* RECORDS SUPPLIED:
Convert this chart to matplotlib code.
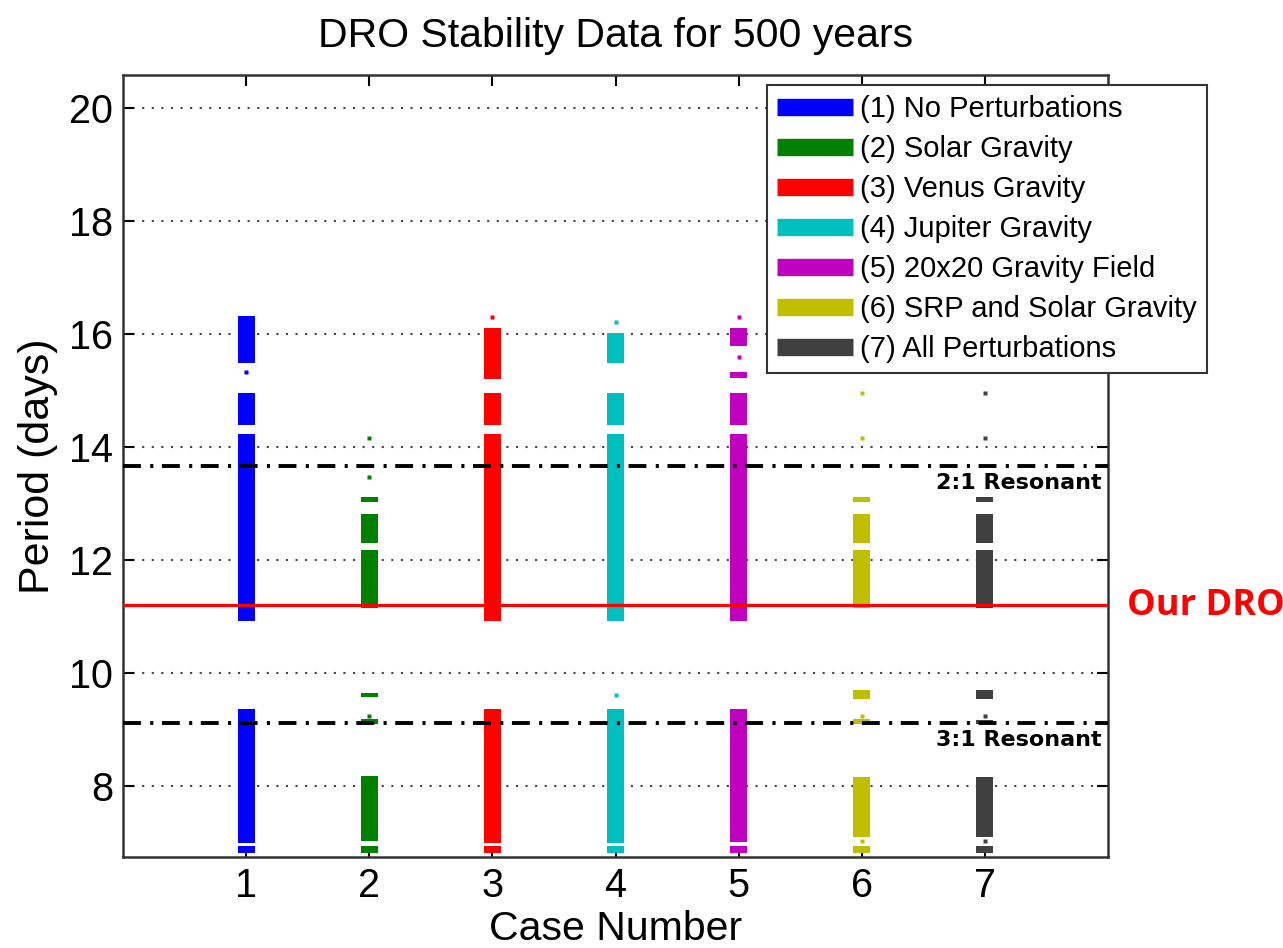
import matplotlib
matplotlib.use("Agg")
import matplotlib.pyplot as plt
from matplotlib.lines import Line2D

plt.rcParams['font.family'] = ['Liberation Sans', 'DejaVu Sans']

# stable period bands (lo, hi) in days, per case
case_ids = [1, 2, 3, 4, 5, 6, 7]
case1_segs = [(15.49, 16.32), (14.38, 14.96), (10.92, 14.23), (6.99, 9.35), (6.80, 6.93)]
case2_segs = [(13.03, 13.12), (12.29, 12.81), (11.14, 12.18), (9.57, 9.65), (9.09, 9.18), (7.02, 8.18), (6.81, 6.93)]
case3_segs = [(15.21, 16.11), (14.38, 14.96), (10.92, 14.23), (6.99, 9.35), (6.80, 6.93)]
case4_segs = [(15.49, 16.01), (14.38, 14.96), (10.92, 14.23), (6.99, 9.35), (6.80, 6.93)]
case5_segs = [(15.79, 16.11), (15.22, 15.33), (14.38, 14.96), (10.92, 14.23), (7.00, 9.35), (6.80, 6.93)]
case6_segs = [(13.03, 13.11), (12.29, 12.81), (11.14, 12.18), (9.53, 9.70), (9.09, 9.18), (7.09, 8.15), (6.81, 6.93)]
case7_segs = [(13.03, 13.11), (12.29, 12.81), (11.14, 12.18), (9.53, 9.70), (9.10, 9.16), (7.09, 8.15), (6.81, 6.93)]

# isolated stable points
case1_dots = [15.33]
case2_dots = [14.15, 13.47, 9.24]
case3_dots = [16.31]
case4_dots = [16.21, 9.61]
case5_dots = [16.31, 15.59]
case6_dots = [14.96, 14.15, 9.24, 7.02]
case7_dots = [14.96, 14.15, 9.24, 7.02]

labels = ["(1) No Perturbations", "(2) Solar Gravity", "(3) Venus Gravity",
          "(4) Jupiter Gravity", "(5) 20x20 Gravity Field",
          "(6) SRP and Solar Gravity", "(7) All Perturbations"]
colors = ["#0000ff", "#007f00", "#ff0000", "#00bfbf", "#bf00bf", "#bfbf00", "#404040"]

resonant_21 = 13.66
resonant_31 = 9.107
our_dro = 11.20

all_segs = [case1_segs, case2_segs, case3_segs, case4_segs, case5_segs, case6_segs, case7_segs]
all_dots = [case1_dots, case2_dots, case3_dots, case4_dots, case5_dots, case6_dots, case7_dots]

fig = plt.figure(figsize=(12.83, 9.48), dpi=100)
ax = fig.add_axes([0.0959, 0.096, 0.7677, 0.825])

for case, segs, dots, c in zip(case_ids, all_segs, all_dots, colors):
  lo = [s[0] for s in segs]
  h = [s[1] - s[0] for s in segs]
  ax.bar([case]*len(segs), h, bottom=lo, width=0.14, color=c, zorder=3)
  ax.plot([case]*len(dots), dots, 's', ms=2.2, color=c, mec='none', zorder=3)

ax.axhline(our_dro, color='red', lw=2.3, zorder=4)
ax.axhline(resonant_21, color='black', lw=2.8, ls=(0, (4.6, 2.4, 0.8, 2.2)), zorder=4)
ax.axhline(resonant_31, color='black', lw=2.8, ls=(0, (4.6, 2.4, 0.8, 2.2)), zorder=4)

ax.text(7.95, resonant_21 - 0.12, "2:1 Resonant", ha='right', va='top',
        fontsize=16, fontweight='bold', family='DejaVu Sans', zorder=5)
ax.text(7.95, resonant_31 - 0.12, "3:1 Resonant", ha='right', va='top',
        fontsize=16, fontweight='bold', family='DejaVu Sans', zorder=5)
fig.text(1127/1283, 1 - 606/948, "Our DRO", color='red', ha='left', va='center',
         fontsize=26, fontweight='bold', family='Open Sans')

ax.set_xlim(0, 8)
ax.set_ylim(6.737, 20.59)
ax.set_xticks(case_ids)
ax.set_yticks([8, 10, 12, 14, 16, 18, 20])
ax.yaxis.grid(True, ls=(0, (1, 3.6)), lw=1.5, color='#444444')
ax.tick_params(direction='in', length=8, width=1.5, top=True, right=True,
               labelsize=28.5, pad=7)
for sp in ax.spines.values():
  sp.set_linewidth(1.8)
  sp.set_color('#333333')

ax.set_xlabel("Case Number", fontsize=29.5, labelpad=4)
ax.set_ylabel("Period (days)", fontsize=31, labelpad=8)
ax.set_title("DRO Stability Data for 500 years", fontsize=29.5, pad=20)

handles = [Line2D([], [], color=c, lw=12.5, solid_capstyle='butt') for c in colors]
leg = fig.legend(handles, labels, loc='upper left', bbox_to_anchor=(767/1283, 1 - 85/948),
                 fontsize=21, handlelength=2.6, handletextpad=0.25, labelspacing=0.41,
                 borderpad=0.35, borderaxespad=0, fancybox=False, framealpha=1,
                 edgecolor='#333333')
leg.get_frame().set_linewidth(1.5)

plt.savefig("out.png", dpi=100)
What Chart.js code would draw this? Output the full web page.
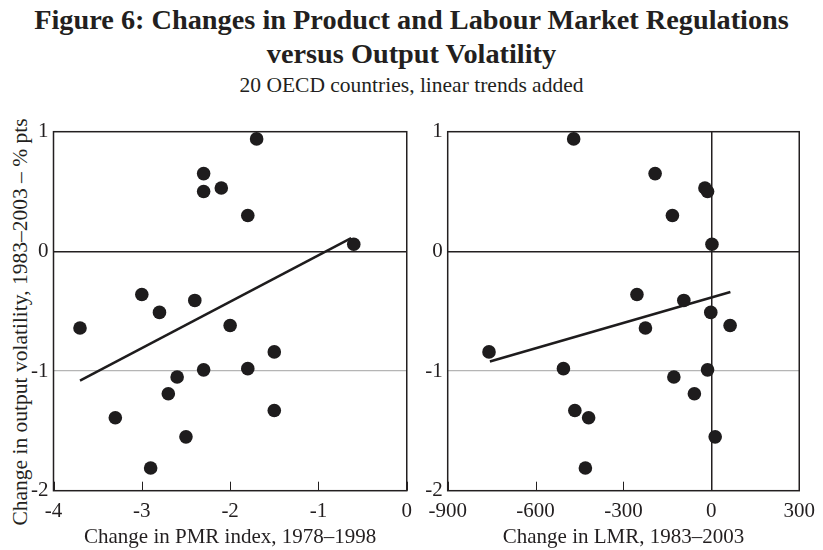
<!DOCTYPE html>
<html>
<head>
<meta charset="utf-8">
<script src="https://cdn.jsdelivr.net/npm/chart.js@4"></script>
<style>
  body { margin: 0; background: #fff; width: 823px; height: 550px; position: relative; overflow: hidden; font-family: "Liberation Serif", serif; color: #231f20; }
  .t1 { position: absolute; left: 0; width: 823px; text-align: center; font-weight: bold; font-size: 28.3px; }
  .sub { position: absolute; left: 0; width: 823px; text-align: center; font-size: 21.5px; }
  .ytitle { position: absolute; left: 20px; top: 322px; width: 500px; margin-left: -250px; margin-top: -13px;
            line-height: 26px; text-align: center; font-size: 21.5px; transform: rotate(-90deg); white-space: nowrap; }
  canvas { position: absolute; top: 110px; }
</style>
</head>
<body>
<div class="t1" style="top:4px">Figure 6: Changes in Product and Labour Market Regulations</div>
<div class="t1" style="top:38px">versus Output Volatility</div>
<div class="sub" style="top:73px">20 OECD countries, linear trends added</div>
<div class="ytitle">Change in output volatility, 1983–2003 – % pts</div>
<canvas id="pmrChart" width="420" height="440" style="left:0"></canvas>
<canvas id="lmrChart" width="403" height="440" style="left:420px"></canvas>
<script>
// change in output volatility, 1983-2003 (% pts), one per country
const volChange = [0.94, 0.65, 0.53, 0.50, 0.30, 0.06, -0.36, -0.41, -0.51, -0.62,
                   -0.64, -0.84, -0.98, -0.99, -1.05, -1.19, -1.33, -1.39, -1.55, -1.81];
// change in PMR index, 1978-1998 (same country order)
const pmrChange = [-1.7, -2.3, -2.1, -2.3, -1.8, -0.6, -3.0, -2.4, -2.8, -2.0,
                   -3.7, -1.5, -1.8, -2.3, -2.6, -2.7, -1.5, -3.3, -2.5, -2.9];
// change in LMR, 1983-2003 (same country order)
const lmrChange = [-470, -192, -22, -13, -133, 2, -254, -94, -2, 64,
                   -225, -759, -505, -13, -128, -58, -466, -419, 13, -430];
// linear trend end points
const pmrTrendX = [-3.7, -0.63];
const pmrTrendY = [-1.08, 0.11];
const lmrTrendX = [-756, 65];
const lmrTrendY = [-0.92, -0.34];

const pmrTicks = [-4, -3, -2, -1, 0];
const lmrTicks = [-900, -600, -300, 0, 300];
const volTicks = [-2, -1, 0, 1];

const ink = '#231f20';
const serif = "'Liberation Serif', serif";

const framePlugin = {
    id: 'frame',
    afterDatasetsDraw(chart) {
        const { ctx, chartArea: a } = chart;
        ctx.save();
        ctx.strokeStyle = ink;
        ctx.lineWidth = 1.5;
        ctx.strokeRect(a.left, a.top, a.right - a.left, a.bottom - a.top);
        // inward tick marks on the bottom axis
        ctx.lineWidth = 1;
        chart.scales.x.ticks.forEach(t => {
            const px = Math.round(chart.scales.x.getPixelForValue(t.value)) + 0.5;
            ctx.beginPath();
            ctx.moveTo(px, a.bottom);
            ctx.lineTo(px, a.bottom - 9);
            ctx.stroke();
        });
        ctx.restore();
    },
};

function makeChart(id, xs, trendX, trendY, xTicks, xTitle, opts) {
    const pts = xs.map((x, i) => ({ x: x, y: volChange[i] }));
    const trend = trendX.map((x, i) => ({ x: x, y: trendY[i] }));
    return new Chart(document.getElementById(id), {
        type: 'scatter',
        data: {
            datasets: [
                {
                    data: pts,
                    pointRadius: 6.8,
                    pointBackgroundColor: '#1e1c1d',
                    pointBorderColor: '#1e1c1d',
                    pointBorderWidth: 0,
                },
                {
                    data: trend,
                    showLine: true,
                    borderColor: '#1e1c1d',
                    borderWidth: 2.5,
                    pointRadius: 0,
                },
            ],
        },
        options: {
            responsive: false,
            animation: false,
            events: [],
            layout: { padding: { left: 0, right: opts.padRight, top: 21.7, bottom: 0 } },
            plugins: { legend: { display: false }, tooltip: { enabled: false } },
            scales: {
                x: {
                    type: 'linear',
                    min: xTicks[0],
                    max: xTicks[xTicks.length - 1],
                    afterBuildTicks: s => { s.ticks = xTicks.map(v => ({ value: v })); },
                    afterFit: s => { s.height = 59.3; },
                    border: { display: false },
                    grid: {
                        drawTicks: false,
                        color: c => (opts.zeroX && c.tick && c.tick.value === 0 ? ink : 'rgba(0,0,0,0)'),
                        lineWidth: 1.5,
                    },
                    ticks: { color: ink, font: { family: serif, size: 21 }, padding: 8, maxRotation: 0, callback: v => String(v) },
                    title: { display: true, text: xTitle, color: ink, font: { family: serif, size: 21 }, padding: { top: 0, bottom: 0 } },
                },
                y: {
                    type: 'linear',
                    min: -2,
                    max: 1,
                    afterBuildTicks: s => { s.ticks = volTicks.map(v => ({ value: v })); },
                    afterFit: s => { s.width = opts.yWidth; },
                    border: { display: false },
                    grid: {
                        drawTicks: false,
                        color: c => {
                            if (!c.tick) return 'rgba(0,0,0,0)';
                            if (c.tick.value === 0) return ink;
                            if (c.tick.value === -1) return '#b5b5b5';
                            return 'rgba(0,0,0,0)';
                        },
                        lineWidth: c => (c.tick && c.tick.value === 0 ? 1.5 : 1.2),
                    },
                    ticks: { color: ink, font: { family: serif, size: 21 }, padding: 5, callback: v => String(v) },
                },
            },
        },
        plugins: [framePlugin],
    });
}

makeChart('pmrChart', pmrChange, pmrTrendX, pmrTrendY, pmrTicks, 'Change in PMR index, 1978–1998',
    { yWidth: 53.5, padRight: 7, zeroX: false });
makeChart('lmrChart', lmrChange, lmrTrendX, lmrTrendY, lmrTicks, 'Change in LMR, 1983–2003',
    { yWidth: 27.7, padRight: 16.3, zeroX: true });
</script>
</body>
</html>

* PROBLEM TO WORK ON: Give back only the lines from the one holding "What Chart.js code" through the one holding "const lmrTrendY = [-0.92, -0.34];", both kept, exactly as written. Omit the images.

* RESPONSE TO THE EXERCISE:
What Chart.js code would draw this? Output the full web page.
<!DOCTYPE html>
<html>
<head>
<meta charset="utf-8">
<script src="https://cdn.jsdelivr.net/npm/chart.js@4"></script>
<style>
  body { margin: 0; background: #fff; width: 823px; height: 550px; position: relative; overflow: hidden; font-family: "Liberation Serif", serif; color: #231f20; }
  .t1 { position: absolute; left: 0; width: 823px; text-align: center; font-weight: bold; font-size: 28.3px; }
  .sub { position: absolute; left: 0; width: 823px; text-align: center; font-size: 21.5px; }
  .ytitle { position: absolute; left: 20px; top: 322px; width: 500px; margin-left: -250px; margin-top: -13px;
            line-height: 26px; text-align: center; font-size: 21.5px; transform: rotate(-90deg); white-space: nowrap; }
  canvas { position: absolute; top: 110px; }
</style>
</head>
<body>
<div class="t1" style="top:4px">Figure 6: Changes in Product and Labour Market Regulations</div>
<div class="t1" style="top:38px">versus Output Volatility</div>
<div class="sub" style="top:73px">20 OECD countries, linear trends added</div>
<div class="ytitle">Change in output volatility, 1983–2003 – % pts</div>
<canvas id="pmrChart" width="420" height="440" style="left:0"></canvas>
<canvas id="lmrChart" width="403" height="440" style="left:420px"></canvas>
<script>
// change in output volatility, 1983-2003 (% pts), one per country
const volChange = [0.94, 0.65, 0.53, 0.50, 0.30, 0.06, -0.36, -0.41, -0.51, -0.62,
                   -0.64, -0.84, -0.98, -0.99, -1.05, -1.19, -1.33, -1.39, -1.55, -1.81];
// change in PMR index, 1978-1998 (same country order)
const pmrChange = [-1.7, -2.3, -2.1, -2.3, -1.8, -0.6, -3.0, -2.4, -2.8, -2.0,
                   -3.7, -1.5, -1.8, -2.3, -2.6, -2.7, -1.5, -3.3, -2.5, -2.9];
// change in LMR, 1983-2003 (same country order)
const lmrChange = [-470, -192, -22, -13, -133, 2, -254, -94, -2, 64,
                   -225, -759, -505, -13, -128, -58, -466, -419, 13, -430];
// linear trend end points
const pmrTrendX = [-3.7, -0.63];
const pmrTrendY = [-1.08, 0.11];
const lmrTrendX = [-756, 65];
const lmrTrendY = [-0.92, -0.34];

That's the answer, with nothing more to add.